— begin —

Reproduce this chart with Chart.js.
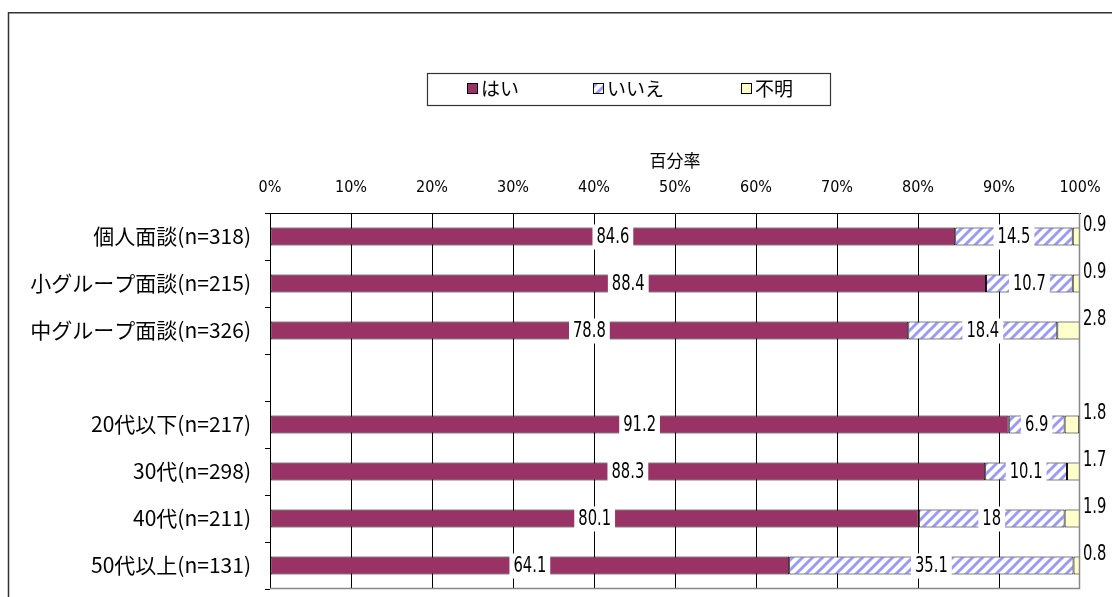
<!DOCTYPE html>
<html>
<head>
<meta charset="utf-8">
<script src="https://cdn.jsdelivr.net/npm/chart.js@4/dist/chart.umd.min.js"></script>
<style>
html,body{margin:0;padding:0;background:#fff;}
#wrap{width:1112px;height:597px;position:relative;}
</style>
</head>
<body>
<div id="wrap"><canvas id="c" width="1112" height="597"></canvas></div>
<script>
const categories = ['個人面談(n=318)', '小グループ面談(n=215)', '中グループ面談(n=326)', '', '20代以下(n=217)', '30代(n=298)', '40代(n=211)', '50代以上(n=131)'];
const seriesNames = ['はい', 'いいえ', '不明'];
const yesValues = [84.6, 88.4, 78.8, null, 91.2, 88.3, 80.1, 64.1];
const noValues = [14.5, 10.7, 18.4, null, 6.9, 10.1, 18, 35.1];
const unknownValues = [0.9, 0.9, 2.8, null, 1.8, 1.7, 1.9, 0.8];
const xTickValues = [0, 10, 20, 30, 40, 50, 60, 70, 80, 90, 100];
const axisTitle = '百分率';

const NARROW = "'Liberation Sans Narrow', 'DejaVu Sans Condensed', 'Noto Sans CJK JP', sans-serif";
const CJK = "'Noto Sans CJK JP', 'DejaVu Sans', sans-serif";

function makeStripe() {
  const s = 10;
  const pc = document.createElement('canvas');
  pc.width = s; pc.height = s;
  const g = pc.getContext('2d');
  g.fillStyle = '#ffffff';
  g.fillRect(0, 0, s, s);
  g.strokeStyle = '#9999ff';
  g.lineWidth = 3;
  g.beginPath();
  g.moveTo(-2, s + 2); g.lineTo(s + 2, -2);
  g.moveTo(-2 - s, s + 2); g.lineTo(2, -2);
  g.moveTo(s - 2, s + 2); g.lineTo(2 * s + 2, -2);
  g.stroke();
  return g.createPattern(pc, 'repeat');
}
const ctx0 = document.getElementById('c').getContext('2d');
const stripe = makeStripe();
const colors = ['#993366', stripe, '#ffffcc'];
const SX = 0.78;

function narrowText(c, txt, x, y, align) {
  const w = c.measureText(txt).width * SX;
  let left = x;
  if (align === 'center') left = x - w / 2;
  else if (align === 'right') left = x - w;
  c.save();
  c.translate(left, y);
  c.scale(SX, 1);
  c.textAlign = 'left';
  c.fillText(txt, 0, 0);
  c.restore();
  return w;
}

const framePlugin = {
  id: 'frame',
  beforeDraw(chart) {
    const c = chart.ctx;
    c.save();
    c.strokeStyle = '#333';
    c.lineWidth = 1.5;
    c.beginPath();
    c.moveTo(8.5, 597); c.lineTo(8.5, 12.75); c.lineTo(1112, 12.75);
    c.stroke();
    c.restore();
  },
  afterDatasetsDraw(chart) {
    const c = chart.ctx;
    const a = chart.chartArea;
    c.save();
    c.strokeStyle = '#000';
    c.lineWidth = 1;
    const emptyIdx = categories.indexOf('');
    const rowH = (a.bottom - a.top) / categories.length;
    const gTop = a.top + emptyIdx * rowH + 6;
    const gBot = a.top + (emptyIdx + 1) * rowH - 6;
    c.beginPath();
    c.moveTo(a.left + 0.5, a.top); c.lineTo(a.left + 0.5, gTop);
    c.moveTo(a.left + 0.5, gBot); c.lineTo(a.left + 0.5, a.bottom);
    c.stroke();
    c.strokeStyle = '#888';
    c.lineWidth = 1.5;
    c.beginPath();
    c.moveTo(a.left, a.bottom - 0.5); c.lineTo(a.right - 0.5, a.bottom - 0.5); c.lineTo(a.right - 0.5, a.top);
    c.stroke();

    c.font = '21px ' + NARROW;
    c.textBaseline = 'middle';
    chart.data.datasets.forEach((ds, di) => {
      const meta = chart.getDatasetMeta(di);
      meta.data.forEach((bar, i) => {
        const v = ds.data[i];
        if (v === null || v === undefined) return;
        const txt = String(v);
        if (di < 2) {
          const cx = (bar.x + bar.base) / 2;
          const w = c.measureText(txt).width * SX;
          c.fillStyle = '#fff';
          c.fillRect(cx - w / 2 - 4, bar.y - 12, w + 8, 25);
          c.fillStyle = '#000';
          narrowText(c, txt, cx, bar.y + 1, 'center');
        } else {
          c.fillStyle = '#000';
          narrowText(c, txt, a.right + 3, bar.y - 11, 'left');
        }
      });
    });
    c.restore();
  },
  afterDraw(chart) {
    const c = chart.ctx;
    c.save();
    c.strokeStyle = '#333';
    c.lineWidth = 1.2;
    c.strokeRect(427.5, 73.5, 403, 32);
    const items = [{x: 467, tx: 481}, {x: 593, tx: 607}, {x: 741, tx: 755}];
    c.font = '19px ' + CJK;
    c.textBaseline = 'middle';
    c.textAlign = 'left';
    items.forEach((it, i) => {
      c.fillStyle = colors[i];
      c.fillRect(it.x, 83, 11, 11);
      c.strokeStyle = '#000';
      c.lineWidth = 1;
      c.strokeRect(it.x + 0.5, 83.5, 10, 10);
      c.fillStyle = '#000';
      c.fillText(seriesNames[i], it.tx, 89);
    });
    c.restore();
  }
};

new Chart(ctx0, {
  type: 'bar',
  data: {
    labels: categories,
    datasets: [
      {label: seriesNames[0], data: yesValues, backgroundColor: colors[0]},
      {label: seriesNames[1], data: noValues, backgroundColor: colors[1]},
      {label: seriesNames[2], data: unknownValues, backgroundColor: colors[2]}
    ].map(d => Object.assign(d, {borderColor: '#000', borderWidth: 1, borderSkipped: false, categoryPercentage: 1, barPercentage: 0.38}))
  },
  options: {
    indexAxis: 'y',
    responsive: false,
    animation: false,
    layout: {padding: {top: 145, left: 0, right: 32, bottom: 8}},
    plugins: {legend: {display: false}, tooltip: {enabled: false}},
    scales: {
      x: {
        position: 'top',
        stacked: true,
        min: 0, max: 100,
        afterBuildTicks(scale) { scale.ticks = xTickValues.map(v => ({value: v})); },
        afterFit(scale) { scale.height = 68; scale.paddingLeft = 0; scale.paddingRight = 0; },
        ticks: {
          callback: v => v + '%',
          color: '#000',
          font: {family: NARROW, size: 16},
          padding: 16,
          maxRotation: 0,
          autoSkip: false
        },
        grid: {
          color: ctx => (ctx.tick && ctx.tick.value === 100) ? 'rgba(0,0,0,0)' : '#000',
          lineWidth: 1,
          drawTicks: false
        },
        border: {display: true, color: '#000', width: 1},
        title: {display: true, text: axisTitle, color: '#000', font: {family: CJK, size: 17}, padding: {top: 5, bottom: 0}}
      },
      y: {
        stacked: true,
        afterFit(scale) { scale.width = 270; scale.paddingTop = 0; scale.paddingBottom = 0; },
        ticks: {color: '#000', font: {family: CJK, size: 21}, padding: 14},
        grid: {drawOnChartArea: false, drawTicks: true, tickLength: 5, color: '#000', offset: true},
        border: {display: false}
      }
    }
  },
  plugins: [framePlugin]
});
</script>
</body>
</html>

— end —

▶ **What to produce**
Restate the whole listing above exactly, please, omitting every image.

▶ **Solved exercise**
Reproduce this chart with Chart.js.
<!DOCTYPE html>
<html>
<head>
<meta charset="utf-8">
<script src="https://cdn.jsdelivr.net/npm/chart.js@4/dist/chart.umd.min.js"></script>
<style>
html,body{margin:0;padding:0;background:#fff;}
#wrap{width:1112px;height:597px;position:relative;}
</style>
</head>
<body>
<div id="wrap"><canvas id="c" width="1112" height="597"></canvas></div>
<script>
const categories = ['個人面談(n=318)', '小グループ面談(n=215)', '中グループ面談(n=326)', '', '20代以下(n=217)', '30代(n=298)', '40代(n=211)', '50代以上(n=131)'];
const seriesNames = ['はい', 'いいえ', '不明'];
const yesValues = [84.6, 88.4, 78.8, null, 91.2, 88.3, 80.1, 64.1];
const noValues = [14.5, 10.7, 18.4, null, 6.9, 10.1, 18, 35.1];
const unknownValues = [0.9, 0.9, 2.8, null, 1.8, 1.7, 1.9, 0.8];
const xTickValues = [0, 10, 20, 30, 40, 50, 60, 70, 80, 90, 100];
const axisTitle = '百分率';

const NARROW = "'Liberation Sans Narrow', 'DejaVu Sans Condensed', 'Noto Sans CJK JP', sans-serif";
const CJK = "'Noto Sans CJK JP', 'DejaVu Sans', sans-serif";

function makeStripe() {
  const s = 10;
  const pc = document.createElement('canvas');
  pc.width = s; pc.height = s;
  const g = pc.getContext('2d');
  g.fillStyle = '#ffffff';
  g.fillRect(0, 0, s, s);
  g.strokeStyle = '#9999ff';
  g.lineWidth = 3;
  g.beginPath();
  g.moveTo(-2, s + 2); g.lineTo(s + 2, -2);
  g.moveTo(-2 - s, s + 2); g.lineTo(2, -2);
  g.moveTo(s - 2, s + 2); g.lineTo(2 * s + 2, -2);
  g.stroke();
  return g.createPattern(pc, 'repeat');
}
const ctx0 = document.getElementById('c').getContext('2d');
const stripe = makeStripe();
const colors = ['#993366', stripe, '#ffffcc'];
const SX = 0.78;

function narrowText(c, txt, x, y, align) {
  const w = c.measureText(txt).width * SX;
  let left = x;
  if (align === 'center') left = x - w / 2;
  else if (align === 'right') left = x - w;
  c.save();
  c.translate(left, y);
  c.scale(SX, 1);
  c.textAlign = 'left';
  c.fillText(txt, 0, 0);
  c.restore();
  return w;
}

const framePlugin = {
  id: 'frame',
  beforeDraw(chart) {
    const c = chart.ctx;
    c.save();
    c.strokeStyle = '#333';
    c.lineWidth = 1.5;
    c.beginPath();
    c.moveTo(8.5, 597); c.lineTo(8.5, 12.75); c.lineTo(1112, 12.75);
    c.stroke();
    c.restore();
  },
  afterDatasetsDraw(chart) {
    const c = chart.ctx;
    const a = chart.chartArea;
    c.save();
    c.strokeStyle = '#000';
    c.lineWidth = 1;
    const emptyIdx = categories.indexOf('');
    const rowH = (a.bottom - a.top) / categories.length;
    const gTop = a.top + emptyIdx * rowH + 6;
    const gBot = a.top + (emptyIdx + 1) * rowH - 6;
    c.beginPath();
    c.moveTo(a.left + 0.5, a.top); c.lineTo(a.left + 0.5, gTop);
    c.moveTo(a.left + 0.5, gBot); c.lineTo(a.left + 0.5, a.bottom);
    c.stroke();
    c.strokeStyle = '#888';
    c.lineWidth = 1.5;
    c.beginPath();
    c.moveTo(a.left, a.bottom - 0.5); c.lineTo(a.right - 0.5, a.bottom - 0.5); c.lineTo(a.right - 0.5, a.top);
    c.stroke();

    c.font = '21px ' + NARROW;
    c.textBaseline = 'middle';
    chart.data.datasets.forEach((ds, di) => {
      const meta = chart.getDatasetMeta(di);
      meta.data.forEach((bar, i) => {
        const v = ds.data[i];
        if (v === null || v === undefined) return;
        const txt = String(v);
        if (di < 2) {
          const cx = (bar.x + bar.base) / 2;
          const w = c.measureText(txt).width * SX;
          c.fillStyle = '#fff';
          c.fillRect(cx - w / 2 - 4, bar.y - 12, w + 8, 25);
          c.fillStyle = '#000';
          narrowText(c, txt, cx, bar.y + 1, 'center');
        } else {
          c.fillStyle = '#000';
          narrowText(c, txt, a.right + 3, bar.y - 11, 'left');
        }
      });
    });
    c.restore();
  },
  afterDraw(chart) {
    const c = chart.ctx;
    c.save();
    c.strokeStyle = '#333';
    c.lineWidth = 1.2;
    c.strokeRect(427.5, 73.5, 403, 32);
    const items = [{x: 467, tx: 481}, {x: 593, tx: 607}, {x: 741, tx: 755}];
    c.font = '19px ' + CJK;
    c.textBaseline = 'middle';
    c.textAlign = 'left';
    items.forEach((it, i) => {
      c.fillStyle = colors[i];
      c.fillRect(it.x, 83, 11, 11);
      c.strokeStyle = '#000';
      c.lineWidth = 1;
      c.strokeRect(it.x + 0.5, 83.5, 10, 10);
      c.fillStyle = '#000';
      c.fillText(seriesNames[i], it.tx, 89);
    });
    c.restore();
  }
};

new Chart(ctx0, {
  type: 'bar',
  data: {
    labels: categories,
    datasets: [
      {label: seriesNames[0], data: yesValues, backgroundColor: colors[0]},
      {label: seriesNames[1], data: noValues, backgroundColor: colors[1]},
      {label: seriesNames[2], data: unknownValues, backgroundColor: colors[2]}
    ].map(d => Object.assign(d, {borderColor: '#000', borderWidth: 1, borderSkipped: false, categoryPercentage: 1, barPercentage: 0.38}))
  },
  options: {
    indexAxis: 'y',
    responsive: false,
    animation: false,
    layout: {padding: {top: 145, left: 0, right: 32, bottom: 8}},
    plugins: {legend: {display: false}, tooltip: {enabled: false}},
    scales: {
      x: {
        position: 'top',
        stacked: true,
        min: 0, max: 100,
        afterBuildTicks(scale) { scale.ticks = xTickValues.map(v => ({value: v})); },
        afterFit(scale) { scale.height = 68; scale.paddingLeft = 0; scale.paddingRight = 0; },
        ticks: {
          callback: v => v + '%',
          color: '#000',
          font: {family: NARROW, size: 16},
          padding: 16,
          maxRotation: 0,
          autoSkip: false
        },
        grid: {
          color: ctx => (ctx.tick && ctx.tick.value === 100) ? 'rgba(0,0,0,0)' : '#000',
          lineWidth: 1,
          drawTicks: false
        },
        border: {display: true, color: '#000', width: 1},
        title: {display: true, text: axisTitle, color: '#000', font: {family: CJK, size: 17}, padding: {top: 5, bottom: 0}}
      },
      y: {
        stacked: true,
        afterFit(scale) { scale.width = 270; scale.paddingTop = 0; scale.paddingBottom = 0; },
        ticks: {color: '#000', font: {family: CJK, size: 21}, padding: 14},
        grid: {drawOnChartArea: false, drawTicks: true, tickLength: 5, color: '#000', offset: true},
        border: {display: false}
      }
    }
  },
  plugins: [framePlugin]
});
</script>
</body>
</html>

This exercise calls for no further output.